HOUSTON—According to researchers at the University of Texas MD Anderson Cancer Center and the Houston Methodist Cancer Center, using an antibody to block a protein secreted by fibrous tissues in tumors can inhibit ovarian and pancreatic cancer—in mouse models, at least—by reducing fibrosis and blood vessel formation. They published their findings recently in the journal Clinical Cancer Research.
The team also found that the antibody developed to block the microfibril associated protein 5 (MFAP5), which exists similarly in humans and mice, also enhances the effectiveness of chemotherapy against the tumors.
“MFAP5 promotes fibrosis in ovarian and pancreatic cancers, and fibrosis promotes progression and reduces survival of people with these cancers,” said Dr. Samuel Mok, a professor of gynecologic oncology and reproductive medicine at MD Anderson. “By blocking this secretory protein with an antibody, we can treat the tumor by targeting multiple cellular types—fibroblasts and blood vessels—in the tumor microenvironment.”

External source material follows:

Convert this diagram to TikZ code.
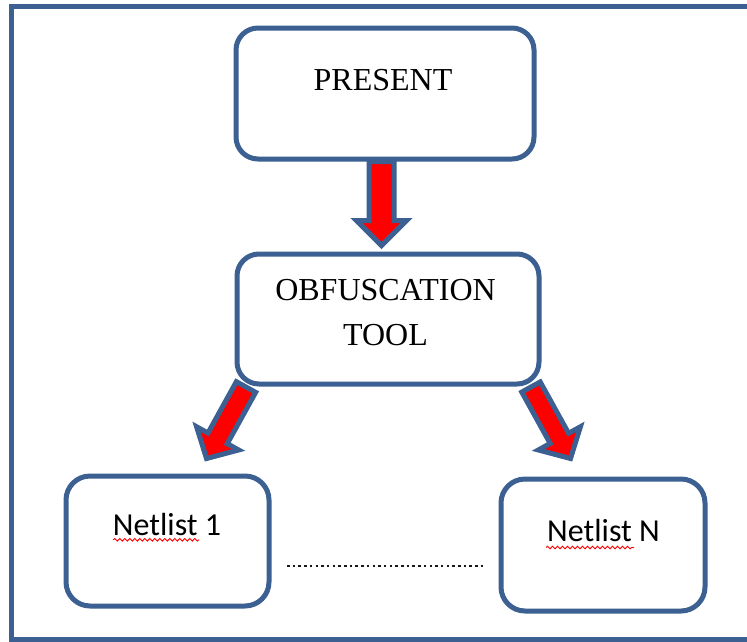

The researchers are taking steps to advance the approach to clinical trials, including commercial manufacture of the antibody and additional toxicity studies.
“As with digital medicine, we are seeing more such marriage of data analysis and modeling with experimental biology to derive new understanding of disease mechanisms and novel drug targets,” noted the co-corresponding author, Dr. Stephen T.C. Wong, who is a professor and the associate director at Houston Methodist Cancer Center.